I returned each of them in kind, having been schooled on the wave etiquette by a friend some time back on flat Iowan cornfield roads. It had been new to me then, having grown up near Boston, where a certain one-finger gesture was a much more common roadway conveyance. I was impressed by the ability of this casual, effortless gesture to transmit such a general feeling of goodwill.

Those who grew up with the wave know it to be a decidedly rural phenomenon. Geographically, it seems most common in the Midwest and South (including Texas, but excluding Florida), but it must be practiced in the agrarian West, too. The wave's urban cousin, mapped similarly, is any form of sidewalk greeting between strangers—unheard of in New York, mandatory in New Orleans.

As I snaked up Route 29 past Danville, Va., I reflected on the wave's requisites: single-lane highways, reasonable speed limits, utilitarian pickups with non-tinted vertical windshields. But there was something else, something intangible, that seemed to perpetuate the wave. Maybe it was a farming community's sense of place, perhaps a collective memory of horse-drawn wagon trails and an old-fashioned willingness to acknowledge passersby. In this light, the simple sign became much more than an unspoken hello. It was an invitation to slow down, shun anonymity and reciprocate a bit of human interaction in the face of our modern technologies of alienation. It's hard enough to text while driving; it's impossible to text, drive and deliver the rural salute—or so my caffeinated, indie-rocked road-trip thinking went.

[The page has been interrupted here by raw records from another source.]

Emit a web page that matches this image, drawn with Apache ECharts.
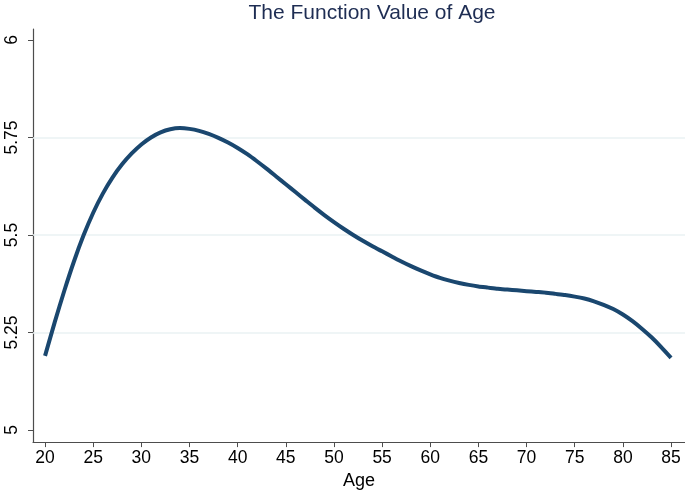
<!DOCTYPE html>
<html>
<head>
<meta charset="utf-8">
<script src="https://cdn.jsdelivr.net/npm/echarts@6/dist/echarts.min.js"></script>
<style>
  html, body { margin: 0; padding: 0; background: #fff; }
  #chart { width: 685px; height: 495px; }
</style>
</head>
<body>
<div id="chart"></div>
<script>
// ages and function values
var ages = [20, 21, 22, 23, 24, 25, 26, 27, 28, 29, 30, 31, 32, 33, 34, 35, 36, 37, 38, 39,
  40, 41, 42, 43, 44, 45, 46, 47, 48, 49, 50, 51, 52, 53, 54, 55, 56, 57, 58, 59,
  60, 61, 62, 63, 64, 65, 66, 67, 68, 69, 70, 71, 72, 73, 74, 75, 76, 77, 78, 79,
  80, 81, 82, 83, 84, 85];
var values = [5.190, 5.276, 5.357, 5.432, 5.499, 5.557, 5.606, 5.647, 5.681, 5.709,
  5.732, 5.750, 5.763, 5.771, 5.774, 5.772, 5.767, 5.759, 5.749, 5.737,
  5.723, 5.707, 5.689, 5.670, 5.650, 5.630, 5.610, 5.590, 5.570, 5.551,
  5.533, 5.516, 5.500, 5.485, 5.471, 5.458, 5.445, 5.432, 5.420, 5.409,
  5.399, 5.390, 5.383, 5.377, 5.372, 5.368, 5.365, 5.362, 5.360, 5.358,
  5.356, 5.354, 5.352, 5.349, 5.346, 5.342, 5.337, 5.330, 5.321, 5.310,
  5.296, 5.279, 5.259, 5.237, 5.212, 5.185];
var xTicks = [20, 25, 30, 35, 40, 45, 50, 55, 60, 65, 70, 75, 80, 85];
var yTicks = [5, 5.25, 5.5, 5.75, 6];
var yGrid = [5.25, 5.5, 5.75];

var chart = echarts.init(document.getElementById('chart'));
var font = 'Liberation Sans, Arial, sans-serif';
var axisColor = '#4d4d4d';

chart.setOption({
  animation: false,
  textStyle: { fontFamily: font },
  title: {
    text: 'The Function Value of Age',
    left: 367,
    textAlign: 'center',
    top: -2,
    textStyle: { fontSize: 21, fontWeight: 'normal', color: '#1e2d53', fontFamily: font }
  },
  grid: { left: 33, right: 0, top: 29, bottom: 51 },
  xAxis: {
    type: 'value',
    min: 18.75,
    max: 86.45,
    name: 'Age',
    nameLocation: 'middle',
    nameGap: 29,
    nameTextStyle: { fontSize: 18, color: '#000', fontFamily: font },
    axisLine: { show: true, lineStyle: { color: axisColor, width: 1.2 } },
    axisTick: { show: true, length: 5, customValues: xTicks, lineStyle: { color: axisColor } },
    axisLabel: { customValues: xTicks, fontSize: 17.5, color: '#000', margin: 7, fontFamily: font },
    splitLine: { show: false }
  },
  yAxis: {
    type: 'value',
    min: 4.969,
    max: 6.028,
    axisLine: { show: true, lineStyle: { color: axisColor, width: 1.2 } },
    axisTick: { show: true, length: 5, customValues: yTicks, lineStyle: { color: axisColor } },
    axisLabel: {
      customValues: yTicks, fontSize: 17.5, color: '#000', rotate: 90, margin: 12,
      fontFamily: font, formatter: function (v) { return String(v); }
    },
    splitLine: { show: false }
  },
  series: [{
    // grid lines only, kept under the curve
    type: 'line',
    data: [],
    silent: true,
    z: 1,
    markLine: {
      silent: true,
      z: 1,
      symbol: 'none',
      label: { show: false },
      lineStyle: { color: '#eaf2f3', width: 1.5, type: 'solid' },
      data: yGrid.map(function (v) { return { yAxis: v }; })
    }
  }, {
    type: 'line',
    data: ages.map(function (a, i) { return [a, values[i]]; }),
    smooth: 0.2,
    showSymbol: false,
    lineStyle: { color: '#1a476f', width: 4 },
    z: 3
  }]
});
</script>
</body>
</html>
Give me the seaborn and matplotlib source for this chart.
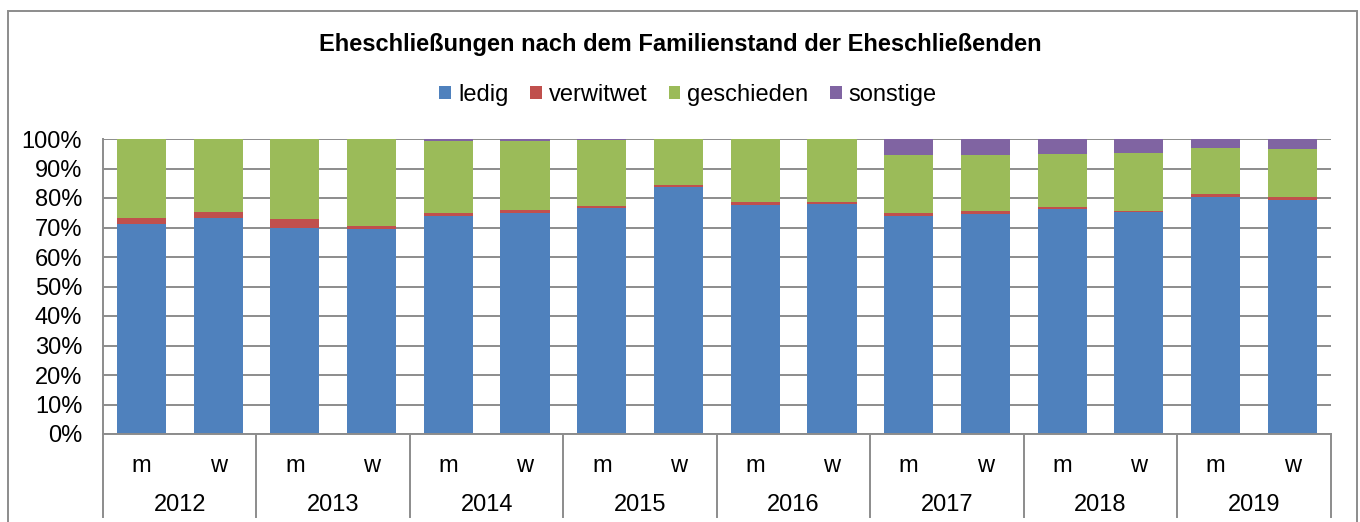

Last May, I needed something that could pull a trailer. I found a great deal on a candy red '87 Dodge Ram with less than 80,000 miles. When I returned from Virginia after the Super Bowl, I eased myself onto the pickup's cracking vinyl bench seat, placing one hand on its black faux-leather steering wheel cover. I practiced the wave in my driveway. I think I can get the hang of it. At first, I suspect I'll reserve the flourish for country roads and fellow pickup owners. In honor of habitual wavers everywhere, though, I'll work to expand my reach. Don't be surprised if you pass an old wide-grilled half-ton in town sometime soon and catch a two-finger flash above its die-cast ram's head hood ornament. A wave back is all I ask.